The first workload is the worst case for optimistic concurrency: many threads hammering a single shared counter, where there is no independent work to parallelize. Each thread performs a thousand increments.
| Threads | lock baseline |
STMSharp read-modify-write | STMSharp Commute |
|---|---|---|---|
| 4 | 261 µs | 653 µs (about 2.5x) | 2.94 ms (about 11x) |
| 16 | 1.14 ms | 3.14 ms (about 2.8x) | 37.7 ms (about 33x) |
The lock wins, clearly, and it should. On a single contended field there is nothing for STM to gain and a real overhead for it to pay. The read-modify-write transaction lands at roughly two to three times the lock, which is the honest cost of the optimistic machinery on the worst possible workload.
The Commute column is the result that surprised me, and it is worth being open about it. I expected commute to be competitive here, since commuting increments do not conflict with each other logically. It was the opposite: commute was the slowest of the three by a wide margin. The cause is a fix I made earlier. Commute transactions had been hitting a livelock, losing a non-blocking race for the commit lock and exhausting their retry budget, so I changed the lock acquisition to wait in order rather than abort. That removed the livelock and is correct, but under sixteen threads all contending the same lock, waiting in order turns into busy-waiting: fifteen cores spin while one makes progress. Commute stays correct, the conservation invariant holds in every run, but on a single hot variable it is the wrong tool. Its real value is on commutative updates spread across many variables, where the threads are not all serialized on one lock.
The allocation picture reinforces the same conclusion. Across these workloads STMSharp allocates on the order of a couple of thousand times what the lock allocates per operation, because each attempt builds a transaction object and its buffers. An uncontended allocation profile of a single read-modify-write of an int puts the bulk of that cost in the transaction object and its read set, with the boxing of the value itself a small fraction:
| Scenario | Allocated per operation |
|---|---|
Value-type write (int) |
536 B |
Reference-type write (string) |
512 B |
| Read-only | 368 B |
So value boxing is about 24 bytes, a small slice, while the transaction object and its read set dominate. That measurement is why allocation reduction, not de-boxing, is the work that would actually move the numbers, and it is the next thing on the roadmap.
The lesson I keep relearning on this project is to distrust my own performance intuition. I was wrong about disjoint access, I was wrong twice about commute, and each time a benchmark corrected me before the wrong belief turned into a permanent design decision. If you build anything in this space, measure first, and be willing to revert a change the numbers do not support.

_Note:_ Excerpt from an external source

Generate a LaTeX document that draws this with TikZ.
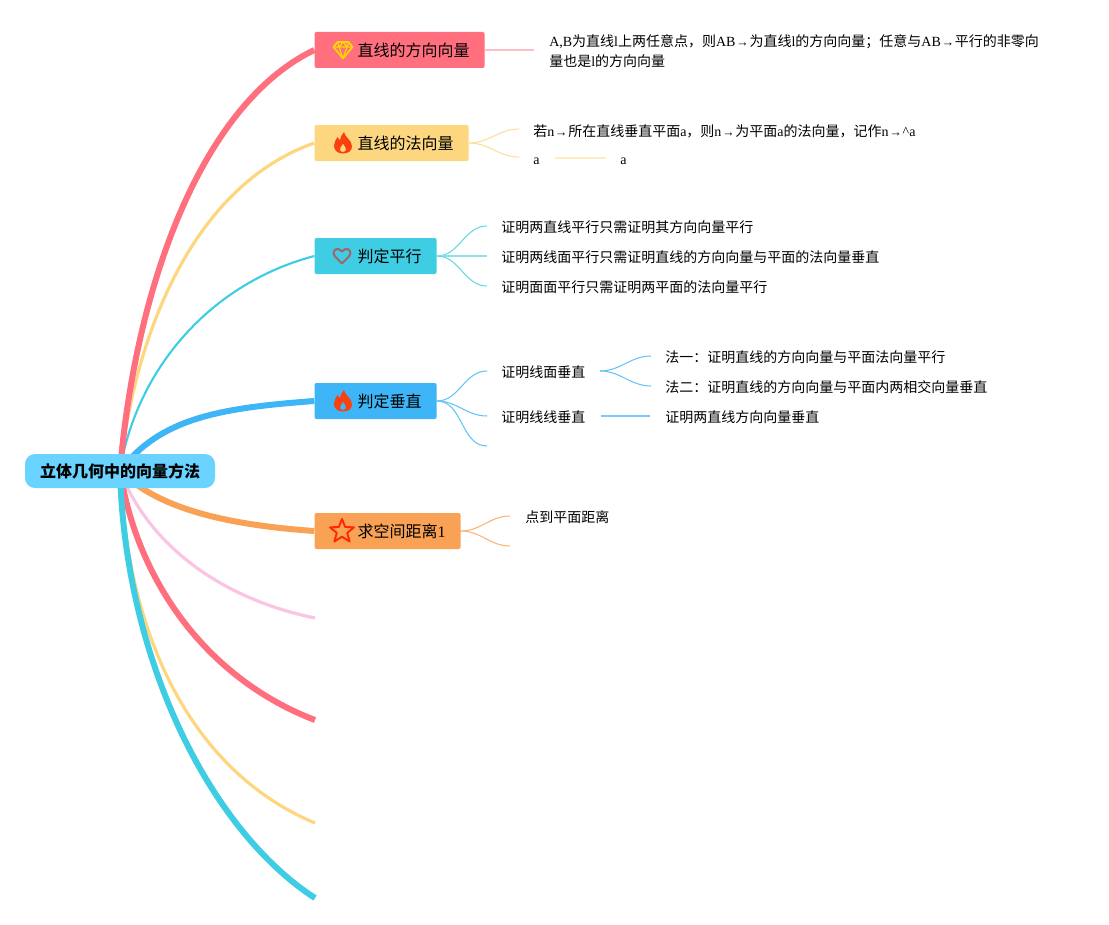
\documentclass[tikz,border=0pt]{standalone}
\usepackage{fontspec}
\setmainfont{Noto Sans CJK SC}
\newfontfamily\latinfont{Liberation Serif}
\newcommand{\en}[1]{{\latinfont #1}}
\newcommand{\vecarr}{\makebox[10.5pt]{\latinfont\fontsize{9.5}{9.5}\selectfont →}}
\usetikzlibrary{backgrounds}
\definecolor{cred}{HTML}{FF6F7D}
\definecolor{cyellow}{HTML}{FDD680}
\definecolor{cteal}{HTML}{3ECDE2}
\definecolor{cblue}{HTML}{3DB5F6}
\definecolor{corange}{HTML}{F9A154}
\definecolor{cpink}{HTML}{FBC4E2}
\definecolor{croot}{HTML}{6AD3FF}
\definecolor{cflame}{HTML}{F9400D}
\definecolor{cheart}{HTML}{A4626A}
\tikzset{
  topic/.style={anchor=west,fill=#1,rounded corners=1.5pt,inner xsep=11.25pt,inner ysep=0pt,
    minimum height=27pt,font=\fontsize{12}{14}\selectfont},
  leaf/.style={anchor=west,inner sep=0pt,font=\fontsize{10.5}{15}\selectfont,text height=9pt,text depth=2pt},
  twig/.style={#1,line width=.8pt,out=0,in=180},
  stem/.style={#1,line width=1.1pt},
  flame/.pic={
    \fill[cflame,even odd rule] (0,10.5) .. controls (-6,10.5) and (-9,7) .. (-9,2.5)
      .. controls (-9,-1) and (-7,-3) .. (-5.5,-6) .. controls (-4.5,-4.5) and (-4,-3.5) .. (-3,-3)
      .. controls (-2.5,-6) and (-1,-9) .. (1,-11) .. controls (1.5,-6) and (9,-3) .. (9,3.5)
      .. controls (9,8) and (5,10.5) .. (0,10.5) -- cycle
      (0,9) .. controls (-3,9) and (-4,6.5) .. (-2.5,4.5)
      .. controls (-1.5,3) and (-.5,2) .. (0,.5) .. controls (1.5,3) and (3.5,5) .. (3,7)
      .. controls (2.5,8.5) and (1,9) .. (0,9) -- cycle;
  },
  gem/.pic={
    \draw[yellow!75!orange,line width=1.3pt,line join=round]
      (-5.5,-8) -- (5.5,-8) -- (9.5,-3) -- (0,8.5) -- (-9.5,-3) -- cycle;
    \draw[yellow!75!orange,line width=.9pt,line join=round] (-9.5,-3) -- (9.5,-3) (-4,-3) -- (0,8.5) -- (4,-3)
      (-5.5,-8) -- (-4,-3) -- (0,-8) -- (4,-3) -- (5.5,-8);
  },
  heart/.pic={
    \draw[cheart,line width=1.5pt,line join=round] (0,7.5) -- (-7,0.5)
      .. controls (-11,-4) and (-6,-9) .. (-2.5,-6.5) -- (0,-4.5) -- (2.5,-6.5)
      .. controls (6,-9) and (11,-4) .. (7,0.5) -- cycle;
  },
  star/.pic={
    \draw[red!70!orange,line width=1.4pt,line join=round]
      (0,-12) -- (3.2,-4) -- (12,-3.7) -- (5.2,1.9) -- (7.6,10.5) -- (0,5.7)
      -- (-7.6,10.5) -- (-5.2,1.9) -- (-12,-3.7) -- (-3.2,-4) -- cycle;
  },
}
\begin{document}
\begin{tikzpicture}[x=.75pt,y=-.75pt]
  \useasboundingbox (0,0) rectangle (1109,924);
  \node[anchor=center,fill=croot,rounded corners=7.5pt,minimum width=142.5pt,minimum height=25.5pt,inner sep=0pt,
    font=\fontsize{12}{14}\selectfont\bfseries] (root) at (120,471) {立体几何中的向量方法};
  \node[topic=cred] (t1) at (314.3,50) {\hspace*{21pt}直线的方向向量};
  \node[topic=cyellow] (t2) at (314.3,143) {\hspace*{21pt}直线的法向量};
  \node[topic=cteal] (t3) at (314.3,256) {\hspace*{21pt}判定平行};
  \node[topic=cblue] (t4) at (314.3,401) {\hspace*{21pt}判定垂直};
  \node[topic=corange] (t5) at (314.3,531) {\hspace*{21pt}求空间距离\en{1}};
  \pic at (343,50) {gem};
  \pic at (343,143) {flame};
  \pic at (342,256) {heart};
  \pic at (343,401) {flame};
  \pic at (342,531) {star};
  % leaves
  \node[leaf,anchor=north west,align=left,text height=,text depth=] (l11) at (549,34)
    {\en{A,B}为直线\en{l}上两任意点，则\en{AB}\vecarr 为直线\en{l}的方向向量；任意与\en{AB}\vecarr 平行的非零向\\量也是\en{l}的方向向量};
  \node[leaf] (l21) at (533,132) {若\en{n}\vecarr 所在直线垂直平面\en{a}，则\en{n}\vecarr 为平面\en{a}的法向量，记作\en{n}\vecarr\en{\^{}a}};
  \node[leaf] (l22) at (533,160) {\en{a}};
  \node[leaf] (l23) at (620,160) {\en{a}};
  \node[leaf] (l31) at (501,228) {证明两直线平行只需证明其方向向量平行};
  \node[leaf] (l32) at (501,258) {证明两线面平行只需证明直线的方向向量与平面的法向量垂直};
  \node[leaf] (l33) at (501,288) {证明面面平行只需证明两平面的法向量平行};
  \node[leaf] (l41) at (501,373) {证明线面垂直};
  \node[leaf] (l42) at (501,418) {证明线线垂直};
  \node[leaf] (l43) at (665,358) {法一：证明直线的方向向量与平面法向量平行};
  \node[leaf] (l44) at (665,388) {法二：证明直线的方向向量与平面内两相交向量垂直};
  \node[leaf] (l45) at (665,418) {证明两直线方向向量垂直};
  \node[leaf] (l51) at (525,518) {点到平面距离};
  % free ends
  \coordinate (e1) at (534,50);
  \coordinate (e21) at (519,129);
  \coordinate (e22) at (519,157);
  \coordinate (e31) at (487,226);
  \coordinate (e32) at (487,256);
  \coordinate (e33) at (487,286);
  \coordinate (e41) at (487,371);
  \coordinate (e42) at (487,416);
  \coordinate (e43) at (487,446);
  \coordinate (s41) at (600,371);
  \coordinate (e44) at (651,356);
  \coordinate (e45) at (651,386);
  \coordinate (e51) at (510,516);
  \coordinate (e52) at (510,546);
  \coordinate (b6) at (315,618);
  \coordinate (b7) at (315,720);
  \coordinate (b8) at (315,823);
  \coordinate (b9) at (315,898);
  \begin{scope}[on background layer]
    \draw [cyellow,line width=2.4pt] (root.center) .. controls (135,330) and (195,185) .. (t2.west);
    \draw [cteal,line width=1.6pt] (root.center) .. controls (135,375) and (205,285) .. (t3.west);
    \draw [cred,line width=4.5pt] (root.center) .. controls (135,290) and (200,105) .. (t1.west);
    \draw [cblue,line width=4.5pt] (root.center) .. controls (160,418) and (220,408) .. (t4.west);
    \draw [corange,line width=4.5pt] (root.center) .. controls (160,510) and (230,525) .. (t5.west);
    \draw [cpink,line width=2.4pt] (root.center) .. controls (148,543) and (218,598) .. (b6);
    \draw [cyellow,line width=2.4pt] (root.center) .. controls (128,650) and (200,775) .. (b8);
    \draw [cred,line width=4.5pt] (root.center) .. controls (138,585) and (210,680) .. (b7);
    \draw [cteal,line width=4.5pt] (root.center) .. controls (125,660) and (210,830) .. (b9);
  \end{scope}
  \draw [stem=cred!45!white] (t1.east) -- (e1);
  \draw [twig=cyellow!80!white] (t2.east) to (e21);
  \draw [twig=cyellow!80!white] (t2.east) to (e22);
  \draw [stem=cyellow!50!white,shorten <=11.25pt,shorten >=10.5pt] ([yshift=1.5pt]l22.east) -- ([yshift=1.5pt]l23.west);
  \draw [twig=cteal!80!white] (t3.east) to (e31);
  \draw [stem=cteal!60!white] (t3.east) -- (e32);
  \draw [twig=cteal!80!white] (t3.east) to (e33);
  \draw [twig=cblue!80!white] (t4.east) to (e41);
  \draw [twig=cblue!80!white] (t4.east) to (e42);
  \draw [twig=cblue!80!white] (t4.east) to (e43);
  \draw [twig=cblue!80!white] (s41) to (e44);
  \draw [twig=cblue!80!white] (s41) to (e45);
  \draw [stem=cblue!70!white,line width=.8pt,shorten <=11.25pt,shorten >=11.25pt] ([yshift=1.5pt]l42.east) -- ([yshift=1.5pt]l45.west);
  \draw [twig=corange!80!white] (t5.east) to (e51);
  \draw [twig=corange!80!white] (t5.east) to (e52);
\end{tikzpicture}
\end{document}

So when is STM the right choice
The decision is not subtle once the numbers are on the table.
Reach for a lock when you are guarding a single field or a small critical section, especially a hot one. It is simpler to read, simpler to reason about, and faster. STM has nothing to offer there, and pretending otherwise would be dishonest.
Reach for STM when the problem is structural rather than local: when an operation has to update several pieces of shared state together atomically, when you want to wait on a condition without hand-rolling lock ordering and signaling, or when you want a concurrency model whose guarantees are written down and checked rather than implied by convention. That is where moving the coordination into the engine pays for its overhead, because the alternative is the fragile, codebase-wide ordering discipline that this article started with.
Two practical rules matter inside transactions. Prefer immutable values, because mutating a referenced object without going through Write bypasses the version tracking and breaks isolation. And keep side effects out of the body or make them idempotent, because a transaction can run more than once.
Closing
STM is not a faster lock. It is a different answer to the question of how concurrent operations agree on shared state, one that trades a measurable per-operation overhead for composition. The ordering rules that lock-based code scatters across a whole system are pulled into one engine, established once, and backed by a consistency model you can read.
STMSharp 3.0.0 is that idea consolidated for .NET. It targets net8.0 and net10.0, it is MIT licensed, and it is on NuGet. The consistency model, an architecture document, and the full benchmark methodology are in the repository, and I would rather you check the reasoning than take my summary on faith.
The project is at github.com/engineering87/stmsharp.